REQUIREMENT: Copy all lines below exactly as written. Leave pictures out.

DATASET EXCERPT:
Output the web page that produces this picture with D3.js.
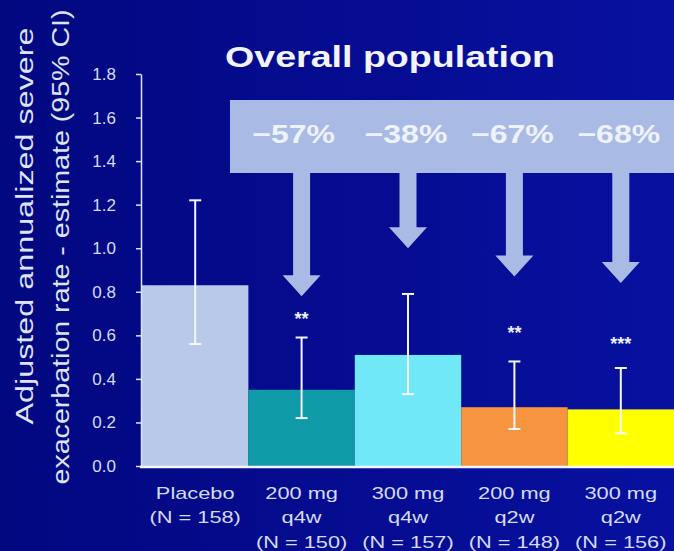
<!DOCTYPE html>
<html>
<head>
<meta charset="utf-8">
<script src="https://cdn.jsdelivr.net/npm/d3@7"></script>
<style>
  html, body { margin: 0; padding: 0; background: #04098a; }
  svg { display: block; font-family: "Liberation Sans", Arial, sans-serif; }
</style>
</head>
<body>
<div id="chart"></div>
<script>
// values
const groups = ["Placebo", "200 mg q4w", "300 mg q4w", "200 mg q2w", "300 mg q2w"];
const groupLabels = [
    ["Placebo", "(N = 158)"],
    ["200 mg", "q4w", "(N = 150)"],
    ["300 mg", "q4w", "(N = 157)"],
    ["200 mg", "q2w", "(N = 148)"],
    ["300 mg", "q2w", "(N = 156)"]
];
const rates = [0.83, 0.35, 0.51, 0.27, 0.26];
const ciLow = [0.56, 0.22, 0.33, 0.17, 0.15];
const ciHigh = [1.22, 0.59, 0.79, 0.48, 0.45];
const reductions = ["\u221257%", "\u221238%", "\u221267%", "\u221268%"];
const arrowEnd = [0.78, 1.0, 0.87, 0.84];   // where each arrow points (rate units)
const stars = ["", "**", "", "**", "***"];
const starLevel = [null, 0.68, null, 0.615, 0.565];
const yTicks = [0, 0.2, 0.4, 0.6, 0.8, 1.0, 1.2, 1.4, 1.6, 1.8];
const barColors = ["#b9c9e9", "#0e9aa6", "#70e8f8", "#f7943f", "#ffff00"];

const width = 674;
const height = 551;

const svg = d3.select("#chart")
    .append("svg")
    .attr("width", width)
    .attr("height", height);

// background, a bit brighter on the right like the slide
const defs = svg.append("defs");
const grad = defs.append("linearGradient")
    .attr("id", "bg")
    .attr("x1", "0%").attr("x2", "100%")
    .attr("y1", "0%").attr("y2", "0%");
grad.append("stop").attr("offset", "0%").attr("stop-color", "#020880");
grad.append("stop").attr("offset", "100%").attr("stop-color", "#0810a0");
svg.append("rect")
    .attr("width", width)
    .attr("height", height)
    .attr("fill", "url(#bg)");

const x = d3.scaleBand()
    .domain(groups)
    .range([142, 674])
    .padding(0);

const y = d3.scaleLinear()
    .domain([0, 1.8])
    .range([466, 74]);

function stretch(sel, k) {
    sel.each(function () {
        const w = this.getComputedTextLength();
        d3.select(this)
            .attr("textLength", w * k)
            .attr("lengthAdjust", "spacingAndGlyphs");
    });
}

// title
svg.append("text")
    .attr("x", 390)
    .attr("y", 67)
    .attr("text-anchor", "middle")
    .attr("fill", "#f2f4fc")
    .attr("font-size", 30)
    .attr("font-weight", "bold")
    .attr("textLength", 330)
    .attr("lengthAdjust", "spacingAndGlyphs")
    .text("Overall population");

// y axis title (two lines)
const yTitle = [
    { text: "Adjusted annualized severe", x: 33, y: 226, len: 397 },
    { text: "exacerbation rate - estimate (95% CI)", x: 69, y: 247, len: 475 }
];
svg.selectAll(".ytitle")
    .data(yTitle)
    .join("text")
    .attr("class", "ytitle")
    .attr("transform", d => `translate(${d.x},${d.y}) rotate(-90)`)
    .attr("text-anchor", "middle")
    .attr("fill", "#dfe3f6")
    .attr("font-size", 23)
    .attr("textLength", d => d.len)
    .attr("lengthAdjust", "spacingAndGlyphs")
    .text(d => d.text);

// bars
svg.selectAll(".bar")
    .data(groups)
    .join("rect")
    .attr("class", "bar")
    .attr("x", d => x(d))
    .attr("y", (d, i) => y(rates[i]))
    .attr("width", x.bandwidth())
    .attr("height", (d, i) => y(0) - y(rates[i]))
    .attr("fill", (d, i) => barColors[i]);

// error bars
const cx = d => x(d) + x.bandwidth() / 2;
const err = svg.append("g")
    .attr("stroke", "#f6f6ff")
    .attr("stroke-width", 2);
err.selectAll(".stem")
    .data(groups)
    .join("line")
    .attr("x1", cx).attr("x2", cx)
    .attr("y1", (d, i) => y(ciLow[i]))
    .attr("y2", (d, i) => y(ciHigh[i]));
err.selectAll(".capHi")
    .data(groups)
    .join("line")
    .attr("x1", d => cx(d) - 6).attr("x2", d => cx(d) + 6)
    .attr("y1", (d, i) => y(ciHigh[i]))
    .attr("y2", (d, i) => y(ciHigh[i]));
err.selectAll(".capLo")
    .data(groups)
    .join("line")
    .attr("x1", d => cx(d) - 6).attr("x2", d => cx(d) + 6)
    .attr("y1", (d, i) => y(ciLow[i]))
    .attr("y2", (d, i) => y(ciLow[i]));

// significance stars
svg.selectAll(".star")
    .data(groups.filter((d, i) => stars[i]))
    .join("text")
    .attr("class", "star")
    .attr("x", cx)
    .attr("y", d => y(starLevel[groups.indexOf(d)]) + 7)
    .attr("text-anchor", "middle")
    .attr("fill", "#eef0fb")
    .attr("font-size", 18)
    .attr("font-weight", "bold")
    .text(d => stars[groups.indexOf(d)]);

// reduction box and arrows
const boxTop = 100, boxBottom = 173;
svg.append("rect")
    .attr("x", 230)
    .attr("y", boxTop)
    .attr("width", width - 230)
    .attr("height", boxBottom - boxTop)
    .attr("fill", "#a9bbe4");

const treated = groups.slice(1);
svg.selectAll(".arrow")
    .data(treated)
    .join("path")
    .attr("class", "arrow")
    .attr("fill", "#a9bbe4")
    .attr("d", (d, i) => {
        const c = cx(d), tip = y(arrowEnd[i]), head = tip - 21;
        return `M${c - 8.5},${boxBottom - 1}L${c + 8.5},${boxBottom - 1}L${c + 8.5},${head}` +
            `L${c + 19},${head}L${c},${tip}L${c - 19},${head}L${c - 8.5},${head}Z`;
    });

svg.selectAll(".pct")
    .data(treated)
    .join("text")
    .attr("class", "pct")
    .attr("x", (d, i) => cx(d) - (i === 0 ? 8 : 2))
    .attr("y", 143)
    .attr("text-anchor", "middle")
    .attr("fill", "#eef2fc")
    .attr("font-size", 25)
    .attr("font-weight", "bold")
    .text((d, i) => reductions[i])
    .call(stretch, 1.28);

// y axis
const yAxis = svg.append("g")
    .attr("transform", "translate(141,0)")
    .call(d3.axisLeft(y)
        .tickValues(yTicks)
        .tickFormat(d3.format(".1f"))
        .tickSize(5)
        .tickSizeOuter(0)
        .tickPadding(20));
yAxis.select(".domain").attr("stroke", "#dfe3f6").attr("stroke-width", 1.5);
yAxis.selectAll(".tick line").attr("stroke", "#dfe3f6").attr("stroke-width", 1.5);
yAxis.selectAll(".tick text")
    .attr("fill", "#d6dcf4")
    .attr("font-size", 17)
    .attr("font-family", "\"Liberation Sans\", Arial, sans-serif");

// baseline
svg.append("line")
    .attr("x1", 140).attr("x2", width)
    .attr("y1", y(0) + 1).attr("y2", y(0) + 1)
    .attr("stroke", "#f4f6ff")
    .attr("stroke-width", 2.5);

// category labels
const lineY = [499, 523, 548];
const lab = svg.selectAll(".xlab")
    .data(groups)
    .join("g")
    .attr("class", "xlab");
lab.selectAll("text")
    .data((d, i) => groupLabels[i].map((t, j) => ({ t, j, g: d })))
    .join("text")
    .attr("x", d => cx(d.g))
    .attr("y", d => lineY[d.j])
    .attr("text-anchor", "middle")
    .attr("fill", "#d4dbf5")
    .attr("font-size", 17)
    .text(d => d.t)
    .call(stretch, 1.28);
</script>
</body>
</html>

ANSWER TO THIS TASK:
Output the web page that produces this picture with D3.js.
<!DOCTYPE html>
<html>
<head>
<meta charset="utf-8">
<script src="https://cdn.jsdelivr.net/npm/d3@7"></script>
<style>
  html, body { margin: 0; padding: 0; background: #04098a; }
  svg { display: block; font-family: "Liberation Sans", Arial, sans-serif; }
</style>
</head>
<body>
<div id="chart"></div>
<script>
// values
const groups = ["Placebo", "200 mg q4w", "300 mg q4w", "200 mg q2w", "300 mg q2w"];
const groupLabels = [
    ["Placebo", "(N = 158)"],
    ["200 mg", "q4w", "(N = 150)"],
    ["300 mg", "q4w", "(N = 157)"],
    ["200 mg", "q2w", "(N = 148)"],
    ["300 mg", "q2w", "(N = 156)"]
];
const rates = [0.83, 0.35, 0.51, 0.27, 0.26];
const ciLow = [0.56, 0.22, 0.33, 0.17, 0.15];
const ciHigh = [1.22, 0.59, 0.79, 0.48, 0.45];
const reductions = ["\u221257%", "\u221238%", "\u221267%", "\u221268%"];
const arrowEnd = [0.78, 1.0, 0.87, 0.84];   // where each arrow points (rate units)
const stars = ["", "**", "", "**", "***"];
const starLevel = [null, 0.68, null, 0.615, 0.565];
const yTicks = [0, 0.2, 0.4, 0.6, 0.8, 1.0, 1.2, 1.4, 1.6, 1.8];
const barColors = ["#b9c9e9", "#0e9aa6", "#70e8f8", "#f7943f", "#ffff00"];

const width = 674;
const height = 551;

const svg = d3.select("#chart")
    .append("svg")
    .attr("width", width)
    .attr("height", height);

// background, a bit brighter on the right like the slide
const defs = svg.append("defs");
const grad = defs.append("linearGradient")
    .attr("id", "bg")
    .attr("x1", "0%").attr("x2", "100%")
    .attr("y1", "0%").attr("y2", "0%");
grad.append("stop").attr("offset", "0%").attr("stop-color", "#020880");
grad.append("stop").attr("offset", "100%").attr("stop-color", "#0810a0");
svg.append("rect")
    .attr("width", width)
    .attr("height", height)
    .attr("fill", "url(#bg)");

const x = d3.scaleBand()
    .domain(groups)
    .range([142, 674])
    .padding(0);

const y = d3.scaleLinear()
    .domain([0, 1.8])
    .range([466, 74]);

function stretch(sel, k) {
    sel.each(function () {
        const w = this.getComputedTextLength();
        d3.select(this)
            .attr("textLength", w * k)
            .attr("lengthAdjust", "spacingAndGlyphs");
    });
}

// title
svg.append("text")
    .attr("x", 390)
    .attr("y", 67)
    .attr("text-anchor", "middle")
    .attr("fill", "#f2f4fc")
    .attr("font-size", 30)
    .attr("font-weight", "bold")
    .attr("textLength", 330)
    .attr("lengthAdjust", "spacingAndGlyphs")
    .text("Overall population");

// y axis title (two lines)
const yTitle = [
    { text: "Adjusted annualized severe", x: 33, y: 226, len: 397 },
    { text: "exacerbation rate - estimate (95% CI)", x: 69, y: 247, len: 475 }
];
svg.selectAll(".ytitle")
    .data(yTitle)
    .join("text")
    .attr("class", "ytitle")
    .attr("transform", d => `translate(${d.x},${d.y}) rotate(-90)`)
    .attr("text-anchor", "middle")
    .attr("fill", "#dfe3f6")
    .attr("font-size", 23)
    .attr("textLength", d => d.len)
    .attr("lengthAdjust", "spacingAndGlyphs")
    .text(d => d.text);

// bars
svg.selectAll(".bar")
    .data(groups)
    .join("rect")
    .attr("class", "bar")
    .attr("x", d => x(d))
    .attr("y", (d, i) => y(rates[i]))
    .attr("width", x.bandwidth())
    .attr("height", (d, i) => y(0) - y(rates[i]))
    .attr("fill", (d, i) => barColors[i]);

// error bars
const cx = d => x(d) + x.bandwidth() / 2;
const err = svg.append("g")
    .attr("stroke", "#f6f6ff")
    .attr("stroke-width", 2);
err.selectAll(".stem")
    .data(groups)
    .join("line")
    .attr("x1", cx).attr("x2", cx)
    .attr("y1", (d, i) => y(ciLow[i]))
    .attr("y2", (d, i) => y(ciHigh[i]));
err.selectAll(".capHi")
    .data(groups)
    .join("line")
    .attr("x1", d => cx(d) - 6).attr("x2", d => cx(d) + 6)
    .attr("y1", (d, i) => y(ciHigh[i]))
    .attr("y2", (d, i) => y(ciHigh[i]));
err.selectAll(".capLo")
    .data(groups)
    .join("line")
    .attr("x1", d => cx(d) - 6).attr("x2", d => cx(d) + 6)
    .attr("y1", (d, i) => y(ciLow[i]))
    .attr("y2", (d, i) => y(ciLow[i]));

// significance stars
svg.selectAll(".star")
    .data(groups.filter((d, i) => stars[i]))
    .join("text")
    .attr("class", "star")
    .attr("x", cx)
    .attr("y", d => y(starLevel[groups.indexOf(d)]) + 7)
    .attr("text-anchor", "middle")
    .attr("fill", "#eef0fb")
    .attr("font-size", 18)
    .attr("font-weight", "bold")
    .text(d => stars[groups.indexOf(d)]);

// reduction box and arrows
const boxTop = 100, boxBottom = 173;
svg.append("rect")
    .attr("x", 230)
    .attr("y", boxTop)
    .attr("width", width - 230)
    .attr("height", boxBottom - boxTop)
    .attr("fill", "#a9bbe4");

const treated = groups.slice(1);
svg.selectAll(".arrow")
    .data(treated)
    .join("path")
    .attr("class", "arrow")
    .attr("fill", "#a9bbe4")
    .attr("d", (d, i) => {
        const c = cx(d), tip = y(arrowEnd[i]), head = tip - 21;
        return `M${c - 8.5},${boxBottom - 1}L${c + 8.5},${boxBottom - 1}L${c + 8.5},${head}` +
            `L${c + 19},${head}L${c},${tip}L${c - 19},${head}L${c - 8.5},${head}Z`;
    });

svg.selectAll(".pct")
    .data(treated)
    .join("text")
    .attr("class", "pct")
    .attr("x", (d, i) => cx(d) - (i === 0 ? 8 : 2))
    .attr("y", 143)
    .attr("text-anchor", "middle")
    .attr("fill", "#eef2fc")
    .attr("font-size", 25)
    .attr("font-weight", "bold")
    .text((d, i) => reductions[i])
    .call(stretch, 1.28);

// y axis
const yAxis = svg.append("g")
    .attr("transform", "translate(141,0)")
    .call(d3.axisLeft(y)
        .tickValues(yTicks)
        .tickFormat(d3.format(".1f"))
        .tickSize(5)
        .tickSizeOuter(0)
        .tickPadding(20));
yAxis.select(".domain").attr("stroke", "#dfe3f6").attr("stroke-width", 1.5);
yAxis.selectAll(".tick line").attr("stroke", "#dfe3f6").attr("stroke-width", 1.5);
yAxis.selectAll(".tick text")
    .attr("fill", "#d6dcf4")
    .attr("font-size", 17)
    .attr("font-family", "\"Liberation Sans\", Arial, sans-serif");

// baseline
svg.append("line")
    .attr("x1", 140).attr("x2", width)
    .attr("y1", y(0) + 1).attr("y2", y(0) + 1)
    .attr("stroke", "#f4f6ff")
    .attr("stroke-width", 2.5);

// category labels
const lineY = [499, 523, 548];
const lab = svg.selectAll(".xlab")
    .data(groups)
    .join("g")
    .attr("class", "xlab");
lab.selectAll("text")
    .data((d, i) => groupLabels[i].map((t, j) => ({ t, j, g: d })))
    .join("text")
    .attr("x", d => cx(d.g))
    .attr("y", d => lineY[d.j])
    .attr("text-anchor", "middle")
    .attr("fill", "#d4dbf5")
    .attr("font-size", 17)
    .text(d => d.t)
    .call(stretch, 1.28);
</script>
</body>
</html>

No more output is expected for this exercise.